- Directions: Retype nothing but the lines from the start of the material up to and including the line with "lam_20_b = [0.0509, 0.0183]". Pictures don't belong in the copy.

- Information provided:
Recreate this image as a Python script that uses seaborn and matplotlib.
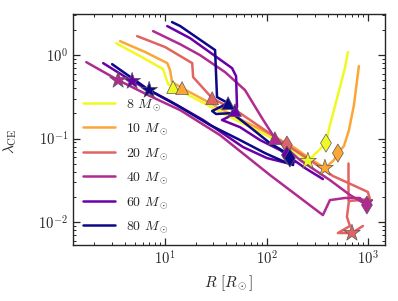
import numpy as np
import pandas as pd
import matplotlib
matplotlib.use('Agg')
import matplotlib.pyplot as plt
import seaborn as sns

# masses and legend labels
masses = [8, 10, 20, 40, 60, 80]
labels = [f'{m} $M_\\odot$' for m in masses]

# track pieces: radius R [Rsun] and lambda_CE
r_8 = [3.29, 5.67, 9.56, 10.2, 10.7, 12.6, 22.1, 43.7, 86.3, 152, 214, 256, 322, 386, 422, 506, 593, 635]
lam_8 = [1.39, 0.973, 0.680, 0.530, 0.449, 0.403, 0.281, 0.181, 0.120, 0.0836, 0.0634, 0.0538, 0.0708, 0.0883, 0.145, 0.332, 0.699, 1.09]

r_10 = [3.60, 6.35, 10.5, 11.2, 11.7, 14.7, 27.8, 54.8, 108, 191, 281, 377, 462, 506, 580, 650, 728, 815]
lam_10 = [1.47, 1.09, 0.802, 0.661, 0.475, 0.403, 0.266, 0.171, 0.113, 0.0769, 0.0553, 0.0443, 0.0553, 0.0670, 0.0813, 0.126, 0.252, 0.739]

r_20 = [5.30, 10.0, 18.5, 18.9, 29.1, 54.8, 96.6, 159, 268, 452, 745, 1000, 1046, 650, 621, 665, 506, 696, 893]
lam_20 = [1.69, 1.25, 0.802, 0.545, 0.305, 0.202, 0.126, 0.0836, 0.0553, 0.0356, 0.0270, 0.0229, 0.0189, 0.0178, 0.0115, 0.00896, 0.00738, 0.00738, 0.00896]
r_20_b = [635, 635]
lam_20_b = [0.0509, 0.0183]

r_40 = [7.62, 14.1, 22.1, 39.0, 61.4, 90.3, 121, 214, 422, 665, 978, 1095]
lam_40 = [1.94, 1.35, 1.0, 0.626, 0.381, 0.176, 0.101, 0.0553, 0.0318, 0.0211, 0.0160, 0.0183]
r_40_b = [1.67, 3.44, 7.11, 14.1, 34.8, 108, 360, 422, 593, 834, 978]
lam_40_b = [0.824, 0.502, 0.323, 0.219, 0.110, 0.0366, 0.0121, 0.0183, 0.0194, 0.0194, 0.0160]

r_60 = [10.5, 17.6, 45.7, 50.1, 51.2, 48.9, 41.8, 36.4, 54.8, 86.3, 136, 159, 240, 360]
lam_60 = [2.23, 1.60, 0.699, 0.560, 0.238, 0.219, 0.181, 0.167, 0.137, 0.0960, 0.0728, 0.0634, 0.0443, 0.0327]
r_60_b = [2.45, 4.73, 11.2, 23.7, 58.7, 101, 159, 191]
lam_60_b = [0.802, 0.488, 0.281, 0.167, 0.0791, 0.0584, 0.0509, 0.0523]

r_80 = [11.7, 14.1, 31.1, 32.5, 41.8, 34.8, 29.1, 31.8, 45.7, 68.8, 108, 152, 170, 183]
lam_80 = [2.49, 2.23, 1.15, 0.314, 0.266, 0.238, 0.214, 0.197, 0.202, 0.137, 0.0883, 0.0689, 0.0584, 0.0495]
r_80_b = [3.00, 6.96, 14.1, 27.8, 54.8, 96.6, 152, 183]
lam_80_b = [0.780, 0.381, 0.238, 0.145, 0.0960, 0.0670, 0.0523, 0.0482]

# phase markers, one per mass (order of `masses`)
star_r = [256, 377, 696, 3.44, 4.73, 6.96]
star_lam = [0.0538, 0.0443, 0.00738, 0.502, 0.488, 0.381]
tri_r = [12.0, 14.7, 29.1, 121, 48.9, 41.8]
tri_lam = [0.414, 0.403, 0.305, 0.101, 0.219, 0.266]
dia_r = [386, 506, 159, 978, 159, 170]
dia_lam = [0.0883, 0.0670, 0.0836, 0.0160, 0.0634, 0.0584]

pieces = [
    (8, r_8, lam_8), (10, r_10, lam_10),
    (20, r_20, lam_20), (20, r_20_b, lam_20_b),
    (40, r_40, lam_40), (40, r_40_b, lam_40_b),
    (60, r_60, lam_60), (60, r_60_b, lam_60_b),
    (80, r_80, lam_80), (80, r_80_b, lam_80_b),
]
rows = []
for pid, (m, rr, ll) in enumerate(pieces):
    for r, l in zip(rr, ll):
        rows.append({'label': f'{m} $M_\\odot$', 'piece': pid, 'R': r, 'lam': l})
df = pd.DataFrame(rows)

mk = pd.DataFrame({'label': labels,
                   'star_r': star_r, 'star_lam': star_lam,
                   'tri_r': tri_r, 'tri_lam': tri_lam,
                   'dia_r': dia_r, 'dia_lam': dia_lam})

cmap = plt.get_cmap('plasma')
pal = dict(zip(labels, [cmap(v) for v in [1.0, 0.8, 0.6, 0.4, 0.2, 0.0]]))

sns.set_style('ticks')
plt.rcParams['font.family'] = 'serif'
plt.rcParams['font.serif'] = ['cmr10', 'DejaVu Serif']
plt.rcParams['mathtext.fontset'] = 'cm'
plt.rcParams['axes.formatter.use_mathtext'] = True

fig = plt.figure(figsize=(3.98, 3.01), dpi=100)
ax = fig.add_axes([0.183, 0.186, 0.784, 0.767])
ax.set_xscale('log')
ax.set_yscale('log')

sns.lineplot(data=df, x='R', y='lam', hue='label', hue_order=labels, units='piece',
             estimator=None, sort=False, palette=pal, lw=1.8, ax=ax)

for xcol, ycol, marker, size in [('tri_r', 'tri_lam', '^', 85),
                                 ('dia_r', 'dia_lam', 'd', 85),
                                 ('star_r', 'star_lam', '*', 160)]:
    sns.scatterplot(data=mk, x=xcol, y=ycol, hue='label', hue_order=labels, palette=pal,
                    marker=marker, s=size, edgecolor='0.35', linewidth=0.5,
                    legend=False, zorder=4, ax=ax)

ax.set_xlim(1.23, 1470)
ax.set_ylim(0.0053, 3.1)
ax.set_xlabel(r'$R\ [R_\odot]$', fontsize=11)
ax.set_ylabel(r'$\lambda_{\rm CE}$', fontsize=11)
ax.yaxis.set_label_coords(-0.172, 0.45)
ax.tick_params(which='both', direction='in', top=True, right=True, labelsize=10.5)
ax.tick_params(which='major', length=5, width=0.9)
ax.tick_params(which='minor', length=2.5, width=0.7)
for sp in ax.spines.values():
    sp.set_linewidth(1.0)

ax.legend(loc='lower left', frameon=False, fontsize=10, handlelength=2.3,
          labelspacing=0.62, borderaxespad=0.3)

fig.savefig('out.png', dpi=100)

- Worked answer:
Recreate this image as a Python script that uses seaborn and matplotlib.
import numpy as np
import pandas as pd
import matplotlib
matplotlib.use('Agg')
import matplotlib.pyplot as plt
import seaborn as sns

# masses and legend labels
masses = [8, 10, 20, 40, 60, 80]
labels = [f'{m} $M_\\odot$' for m in masses]

# track pieces: radius R [Rsun] and lambda_CE
r_8 = [3.29, 5.67, 9.56, 10.2, 10.7, 12.6, 22.1, 43.7, 86.3, 152, 214, 256, 322, 386, 422, 506, 593, 635]
lam_8 = [1.39, 0.973, 0.680, 0.530, 0.449, 0.403, 0.281, 0.181, 0.120, 0.0836, 0.0634, 0.0538, 0.0708, 0.0883, 0.145, 0.332, 0.699, 1.09]

r_10 = [3.60, 6.35, 10.5, 11.2, 11.7, 14.7, 27.8, 54.8, 108, 191, 281, 377, 462, 506, 580, 650, 728, 815]
lam_10 = [1.47, 1.09, 0.802, 0.661, 0.475, 0.403, 0.266, 0.171, 0.113, 0.0769, 0.0553, 0.0443, 0.0553, 0.0670, 0.0813, 0.126, 0.252, 0.739]

r_20 = [5.30, 10.0, 18.5, 18.9, 29.1, 54.8, 96.6, 159, 268, 452, 745, 1000, 1046, 650, 621, 665, 506, 696, 893]
lam_20 = [1.69, 1.25, 0.802, 0.545, 0.305, 0.202, 0.126, 0.0836, 0.0553, 0.0356, 0.0270, 0.0229, 0.0189, 0.0178, 0.0115, 0.00896, 0.00738, 0.00738, 0.00896]
r_20_b = [635, 635]
lam_20_b = [0.0509, 0.0183]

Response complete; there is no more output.